Obituaries

Caireles Martínez Tobalina

Born Baracaldo 23.12.1923
Died London 20.2.2018
Aged 13 when he came to Britain.
Cai Martinez Tobalina

We have received the sad news of the death of Caireles (Cai). He leaves his wife Feliciana, his son Eloy and grandchildren.

He was interviewed by the Kensington and Chelsea Local History Group and this is some of what he remembers about his life.

"We arrived at Southampton. I remember very little about the crossing. The ship was full to bursting with children. There were more than 4000 of us. It was a very trying passage with everyone squashed together and every available space on the ship taken. We arrived at the port of Southampton in the early hours. It was a week after the coronation of King George Vl. We were very surprised to see the streets decked with bunting and fairy lights. We thought it had been done for us.

We were taken to a camp near Southampton … The first surprise was the food … Those little triangular slivers of bread with paste inside … We tucked into our food with relish — especially the bread which was so white, so delicious and so plentiful, after the hunger we'd suffered in Bilbao during the blockade."

Cai spent time at the camp at North Stoneham, then the camp at Diss run by Poppy Vulliamy, and then Great Yarmouth, Ipswich, Colchester, Shipton under Wychwood, Farringdon and finally The Culvers at Carshalton.

"Poppy (Vulliamy) got me a place in art school in Oxford … It was in the Carshalton Colony that I first met Feliciana, but it wasn't until two or three years later that we saw each other again and in time got married.
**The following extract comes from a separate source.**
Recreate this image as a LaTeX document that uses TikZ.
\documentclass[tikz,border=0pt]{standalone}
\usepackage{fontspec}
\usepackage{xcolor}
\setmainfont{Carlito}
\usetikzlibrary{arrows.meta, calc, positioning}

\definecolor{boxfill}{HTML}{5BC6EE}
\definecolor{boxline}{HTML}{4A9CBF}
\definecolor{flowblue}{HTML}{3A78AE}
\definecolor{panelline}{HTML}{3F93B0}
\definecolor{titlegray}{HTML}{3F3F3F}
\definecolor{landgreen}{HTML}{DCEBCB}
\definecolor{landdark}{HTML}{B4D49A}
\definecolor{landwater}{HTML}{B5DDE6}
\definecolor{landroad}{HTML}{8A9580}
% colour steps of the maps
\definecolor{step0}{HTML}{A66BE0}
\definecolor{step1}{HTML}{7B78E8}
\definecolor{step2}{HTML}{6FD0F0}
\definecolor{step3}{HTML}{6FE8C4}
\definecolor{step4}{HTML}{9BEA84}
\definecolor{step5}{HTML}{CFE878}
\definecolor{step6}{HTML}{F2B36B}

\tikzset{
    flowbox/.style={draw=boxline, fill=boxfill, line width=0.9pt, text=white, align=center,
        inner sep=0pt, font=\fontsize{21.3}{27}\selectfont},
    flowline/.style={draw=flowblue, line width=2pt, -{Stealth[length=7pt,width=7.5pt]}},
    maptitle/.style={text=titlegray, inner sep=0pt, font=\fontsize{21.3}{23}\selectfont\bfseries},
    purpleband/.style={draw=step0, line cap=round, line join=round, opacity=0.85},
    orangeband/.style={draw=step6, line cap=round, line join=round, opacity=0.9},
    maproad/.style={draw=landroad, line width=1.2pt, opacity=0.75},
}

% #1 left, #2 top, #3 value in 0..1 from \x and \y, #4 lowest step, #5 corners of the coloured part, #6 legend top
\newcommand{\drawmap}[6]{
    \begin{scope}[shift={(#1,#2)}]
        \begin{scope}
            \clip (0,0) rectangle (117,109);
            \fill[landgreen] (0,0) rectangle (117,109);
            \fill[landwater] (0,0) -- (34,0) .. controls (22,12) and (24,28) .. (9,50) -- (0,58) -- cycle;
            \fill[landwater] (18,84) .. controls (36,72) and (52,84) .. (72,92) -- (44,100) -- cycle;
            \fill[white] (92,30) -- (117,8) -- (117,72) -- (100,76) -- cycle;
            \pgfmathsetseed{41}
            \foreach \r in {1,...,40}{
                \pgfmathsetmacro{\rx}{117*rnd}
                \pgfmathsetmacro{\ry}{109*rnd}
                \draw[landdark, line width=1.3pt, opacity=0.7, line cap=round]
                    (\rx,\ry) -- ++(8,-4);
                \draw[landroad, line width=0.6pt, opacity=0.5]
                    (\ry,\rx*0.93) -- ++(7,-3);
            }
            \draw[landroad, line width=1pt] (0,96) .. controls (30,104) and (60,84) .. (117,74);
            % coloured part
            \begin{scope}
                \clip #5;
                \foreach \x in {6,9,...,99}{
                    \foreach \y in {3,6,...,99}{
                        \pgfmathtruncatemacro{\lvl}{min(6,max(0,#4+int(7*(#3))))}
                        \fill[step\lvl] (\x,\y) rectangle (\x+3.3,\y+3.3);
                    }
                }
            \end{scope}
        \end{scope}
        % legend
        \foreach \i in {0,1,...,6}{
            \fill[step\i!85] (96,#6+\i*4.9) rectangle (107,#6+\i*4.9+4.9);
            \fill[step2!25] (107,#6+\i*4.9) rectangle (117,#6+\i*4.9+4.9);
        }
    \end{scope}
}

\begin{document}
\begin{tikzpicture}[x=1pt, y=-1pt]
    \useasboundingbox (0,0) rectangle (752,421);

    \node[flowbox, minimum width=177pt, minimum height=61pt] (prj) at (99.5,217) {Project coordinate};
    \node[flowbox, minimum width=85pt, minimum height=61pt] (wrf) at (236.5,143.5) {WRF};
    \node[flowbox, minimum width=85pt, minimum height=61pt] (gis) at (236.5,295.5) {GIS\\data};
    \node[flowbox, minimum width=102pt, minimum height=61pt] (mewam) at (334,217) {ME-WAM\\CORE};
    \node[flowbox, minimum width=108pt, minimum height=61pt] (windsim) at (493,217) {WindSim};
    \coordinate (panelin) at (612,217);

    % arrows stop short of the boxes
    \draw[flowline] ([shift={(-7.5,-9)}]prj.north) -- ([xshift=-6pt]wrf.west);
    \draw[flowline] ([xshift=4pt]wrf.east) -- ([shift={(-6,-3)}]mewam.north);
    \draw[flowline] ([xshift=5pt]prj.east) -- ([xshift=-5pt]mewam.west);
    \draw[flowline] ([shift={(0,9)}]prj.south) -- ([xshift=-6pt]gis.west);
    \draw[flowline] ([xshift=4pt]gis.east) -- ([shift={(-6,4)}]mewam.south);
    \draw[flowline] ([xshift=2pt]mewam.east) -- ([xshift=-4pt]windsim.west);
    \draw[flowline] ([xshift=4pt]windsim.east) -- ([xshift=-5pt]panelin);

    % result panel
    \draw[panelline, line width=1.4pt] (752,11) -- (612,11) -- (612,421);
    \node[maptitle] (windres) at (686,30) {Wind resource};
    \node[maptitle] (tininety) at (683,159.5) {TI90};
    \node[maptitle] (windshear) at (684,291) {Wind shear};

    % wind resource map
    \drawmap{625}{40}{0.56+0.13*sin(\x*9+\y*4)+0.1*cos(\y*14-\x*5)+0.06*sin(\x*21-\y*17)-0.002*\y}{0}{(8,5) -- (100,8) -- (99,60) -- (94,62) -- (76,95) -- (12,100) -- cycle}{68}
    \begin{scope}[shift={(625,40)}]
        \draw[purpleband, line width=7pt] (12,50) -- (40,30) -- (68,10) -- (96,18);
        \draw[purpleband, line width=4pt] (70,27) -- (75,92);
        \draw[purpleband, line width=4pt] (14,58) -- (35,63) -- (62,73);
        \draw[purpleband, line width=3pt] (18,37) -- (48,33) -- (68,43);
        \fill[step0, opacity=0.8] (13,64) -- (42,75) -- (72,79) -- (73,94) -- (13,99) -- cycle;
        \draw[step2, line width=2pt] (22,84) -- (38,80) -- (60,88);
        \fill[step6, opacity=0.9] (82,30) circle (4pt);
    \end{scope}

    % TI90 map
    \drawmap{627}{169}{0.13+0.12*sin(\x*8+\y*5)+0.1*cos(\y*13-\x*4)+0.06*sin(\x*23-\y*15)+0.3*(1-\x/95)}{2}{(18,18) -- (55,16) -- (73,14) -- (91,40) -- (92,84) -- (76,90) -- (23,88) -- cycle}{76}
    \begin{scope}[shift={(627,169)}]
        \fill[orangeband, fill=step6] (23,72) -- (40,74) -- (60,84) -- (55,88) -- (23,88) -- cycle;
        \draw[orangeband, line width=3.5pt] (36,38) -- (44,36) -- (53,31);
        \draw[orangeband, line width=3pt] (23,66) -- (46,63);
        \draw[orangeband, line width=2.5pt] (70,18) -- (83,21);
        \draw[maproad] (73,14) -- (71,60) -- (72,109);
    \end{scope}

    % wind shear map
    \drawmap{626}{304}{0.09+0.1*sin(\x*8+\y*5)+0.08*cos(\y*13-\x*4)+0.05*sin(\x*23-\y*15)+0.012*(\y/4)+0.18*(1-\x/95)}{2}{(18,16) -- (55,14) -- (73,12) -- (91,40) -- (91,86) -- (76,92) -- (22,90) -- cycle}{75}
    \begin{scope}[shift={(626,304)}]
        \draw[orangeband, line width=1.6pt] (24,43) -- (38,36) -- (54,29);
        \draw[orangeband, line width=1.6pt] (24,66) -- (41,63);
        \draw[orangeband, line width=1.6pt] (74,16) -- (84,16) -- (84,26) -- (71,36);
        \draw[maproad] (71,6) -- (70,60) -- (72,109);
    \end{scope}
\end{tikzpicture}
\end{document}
Coming to England changed my life's destiny. In those days in Spain, working class children either became shopkeepers or priests. At school I was being prepared to go to the seminary to train for the priesthood. At the beginning of the next school year I would have gone to Burgos to become a priest."

Instead of training for the priesthood Cai came to Britain. He was not able to return to Spain at the end of the war. Here he studied art, became a commercial artist, and then commercial designer. He was in the Union of Young Socialists and the Spanish Communist Party. He was always active politically: a member of the Peace Movement, Portobello Road Community Association, and Open Age.